Nov 12 & 19 – Organizing Strategies and Victories in Non-Collective Bargaining Contexts: A Two-Part Series

Many campus workers today are demoralized, dispirited, and disempowered. And many are channeling personal disillusionment into political consciousness and transforming individual grievance into collective organizing. But how do you do that when you don’t have a union?

Join HELU on Nov. 12 & 19 at 7pm ET / 6pm CT / 5pm MT / 4pm PT for two linked events:

  • Tuesday, November 12 – Organizing Strategies and Victories in Non-Collective Bargaining Contexts
  • Tuesday, November 19 – How to Win Collective Bargaining Rights: Lessons from Campaigns in Progress

Everyone who attends will be able to participate in interactive dialogue and mutual exchange. Expected featured speakers from Arizona, Colorado, Georgia, Indiana, Maryland, North Carolina, Virginia, and Wisconsin will set up conversations about advancing courageous and unprecedented organizing.

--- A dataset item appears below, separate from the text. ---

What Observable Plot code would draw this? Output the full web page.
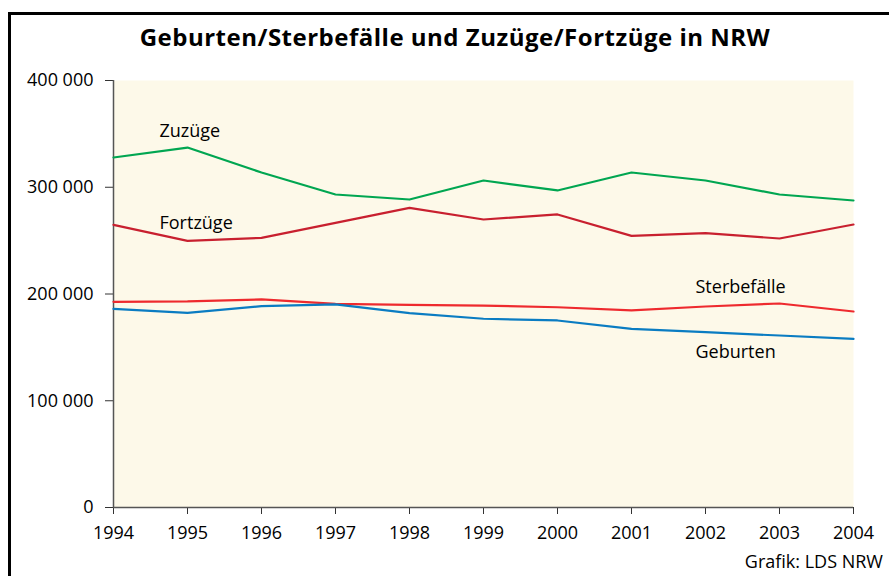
<!DOCTYPE html>
<html>
<head>
<meta charset="utf-8">
<script src="https://cdn.jsdelivr.net/npm/d3@7"></script>
<script src="https://cdn.jsdelivr.net/npm/@observablehq/plot@0.6"></script>
<style>
  html, body { margin: 0; padding: 0; background: #fff; overflow: hidden; width: 889px; height: 576px; }
  #wrap { position: relative; width: 889px; height: 576px; overflow: hidden; font-family: "Open Sans", "Noto Sans", sans-serif; }
  #frame { position: absolute; left: 8px; top: 12px; width: 900px; height: 600px; border: 3px solid #000; box-sizing: border-box; }
  #title { position: absolute; left: 0; width: 910px; top: 20px; text-align: center; font-size: 24px; font-weight: bold; color: #000; letter-spacing: 0.5px; white-space: nowrap; }
  #caption { position: absolute; right: 6px; top: 549px; font-size: 18px; color: #000; white-space: nowrap; }
  #chart { position: absolute; left: 0; top: 60px; }
</style>
</head>
<body>
<div id="wrap">
  <div id="frame"></div>
  <div id="title">Geburten/Sterbefälle und Zuzüge/Fortzüge in NRW</div>
  <div id="chart"></div>
  <div id="caption">Grafik: LDS NRW</div>
</div>
<script>
const years = [1994, 1995, 1996, 1997, 1998, 1999, 2000, 2001, 2002, 2003, 2004];
const zuzuege      = [327900, 337200, 313800, 293200, 288500, 306300, 297000, 313800, 306300, 293200, 287600];
const fortzuege    = [264800, 249800, 252600, 266700, 280700, 269800, 274500, 254500, 257000, 252000, 265100];
const sterbefaelle = [192700, 193000, 194900, 190800, 189900, 189200, 187600, 184600, 188300, 191100, 183600];
const geburten     = [186100, 182400, 188600, 190200, 182000, 176800, 175200, 167400, 164200, 161100, 158000];
const yTicks = [0, 100000, 200000, 300000, 400000];

const seriesNames = ["Zuzüge", "Fortzüge", "Sterbefälle", "Geburten"];
const seriesValues = [zuzuege, fortzuege, sterbefaelle, geburten];
const colors = ["#00a651", "#c8202f", "#ee2a2e", "#0a7cc2"];

const rows = [];
seriesNames.forEach((name, i) => {
  years.forEach((yr, j) => rows.push({series: name, year: yr, value: seriesValues[i][j]}));
});

const point = (name, idx) => ({series: name, year: years[idx], value: seriesValues[seriesNames.indexOf(name)][idx]});

const fmt = d => d3.format(",")(d).replace(/,/g, " ");
const labelStyle = {x: "year", y: "value", text: "series", textAnchor: "start", fontSize: 18, fill: "#000"};

const chart = Plot.plot({
  width: 889,
  height: 500,
  marginLeft: 113,
  marginRight: 36,
  marginTop: 20,
  marginBottom: 53,
  style: {fontFamily: "'Open Sans', 'Noto Sans', sans-serif", fontSize: "18px", color: "#000", background: "transparent"},
  x: {domain: [1994, 2004], ticks: years, tickFormat: d => String(d), label: null, tickSize: 7, tickPadding: 12},
  y: {domain: [0, 400000], ticks: yTicks, tickFormat: fmt, label: null, tickSize: 8, tickPadding: 12},
  color: {domain: seriesNames, range: colors},
  marks: [
    Plot.frame({fill: "#fdf9e9", stroke: null}),
    Plot.axisX({ticks: years, tickFormat: d => String(d), label: null, tickSize: 7, tickPadding: 12, fontSize: 18, stroke: "#333"}),
    Plot.axisY({ticks: yTicks, tickFormat: fmt, label: null, tickSize: 8, tickPadding: 12, fontSize: 18, stroke: "#333"}),
    Plot.ruleX([1994], {stroke: "#555", strokeWidth: 1.5}),
    Plot.ruleY([0], {stroke: "#555", strokeWidth: 1.5}),
    Plot.line(rows, {x: "year", y: "value", z: "series", stroke: "series", strokeWidth: 2.2}),
    Plot.text([point("Zuzüge", 1)], {...labelStyle, dx: -28, dy: -16}),
    Plot.text([point("Fortzüge", 1)], {...labelStyle, dx: -28, dy: -18}),
    Plot.text([point("Sterbefälle", 8)], {...labelStyle, dx: -10, dy: -19}),
    Plot.text([point("Geburten", 8)], {...labelStyle, dx: -10, dy: 20})
  ]
});
document.getElementById("chart").appendChild(chart);
</script>
</body>
</html>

Frequently Asked Questions – Non-Collective Bargaining Contexts

What is a “non-collective bargaining state?” 

Technically, workers in all states have the right to self-organize to bargain collectively, i.e. organize a union and try to bargain contract. But not all workers: only private sector workers, who are covered by the federal  National Labor Relations Act. “Private sector” is distinguished from “public sector.” “Public sector” means state, county, city, or special district government and state-level, tax-funded entities like community colleges, state colleges, and research universities.  While some states have state laws that support – the term is “enable” – collective bargaining in the public sector, about half of our states do not. So when we say “non-collective bargaining state,” we mean states that do not currently have enabling legislation like the federal labor law for the public sector.

In 35 states, some workforces have enabling legislation. But even in these, higher ed workers may not be among those covered by it. In at least 15 states, student, staff, and faculty workers are organizing to defend higher education even though they don’t have enabling legislation that entitles them to collectively bargain.

Does HELU include higher ed workers in non-collective bargaining states?

Yes. HELU’s motto is “wall-to-wall, coast-to-coast” organizing.

But why should HELU focus on non-collective bargaining contexts?

HELU came together because it was clear, after the 2020 election, that there had to be a national strategy for saving higher education as a public good, and that none of the unions that represent higher ed workers was going to be able to pick this up as their project alone. Some of them were too small, some were dominated by K-12 teachers, some like the UAW had many other kinds of workers in them, and some would have to get past 100 years of competing with each other. Also, none of them encompassed all the kinds of labor that constitute the higher ed workforce. So it became clear a new organization with a national vision to unite different types of higher ed workers from different types of higher ed institutions was going to have to come into being. And a national strategy means a strategy the includes all higher ed workers in Texas, Tennessee, South Carolina, North Carolina, Kentucky, Indiana, Georgia, Alabama, Arkansas, Mississippi, North Dakota, Oklahoma, West Virginia, Wisconsin and Wyoming, and so on. HELU can do this, and no single national union can.

What do the big unions think about this?

They are on board. CWA’s United Campus Workers locals are leading the way, particularly in the southeast and southwest. See our national Statement of Unity. They understand that HELU is playing a specific role to unite higher ed workers.

Why else should HELU focus on non-collective bargaining contexts?

Where you find the worst of the worst, there is also the best of the best. This is true of places like Texas and Florida where the fight to protect higher education is hottest and sharpest, where many bad things are happening that don’t even make the headlines. At the same time, while some people are leaving these states, others are staying and fighting. These are the people we will hear from about how they stick with it day after day, what counts as a win, what keeps them going, what they have accomplished so far. Let’s gather and listen to some of these people who are figuring out how to win in the battlegrounds where higher ed is most besieged. 

But are they even allowed to form unions in states like those?

Yes. No one can stop people, even in Mississippi, George, or Texas, from forming a union. A union is a group of people who organize themselves to do things together (the legal term is “engage in concerted activity”) to improve their working conditions or work lives. That’s just freedom of assembly and so far, we’ve still got that. What is not enabled, and sometimes actually prohibited, is signing a collective bargaining agreement. So yes, they can form unions, even if they can’t yet negotiate a union contract.

What might be a hoped-for takeaway from these events?

Laws are written by people, and un-written by people. When we describe some of the states in the US as “non-CB states” we mean that the people there have not, or have not yet, pulled together the kind of power that they need to get the right words turned into laws. HELU’s vision includes reaching out to them to leverage our power, give them a jump, and keep our wall-to-wall and coast-to-coast vision rolling ahead.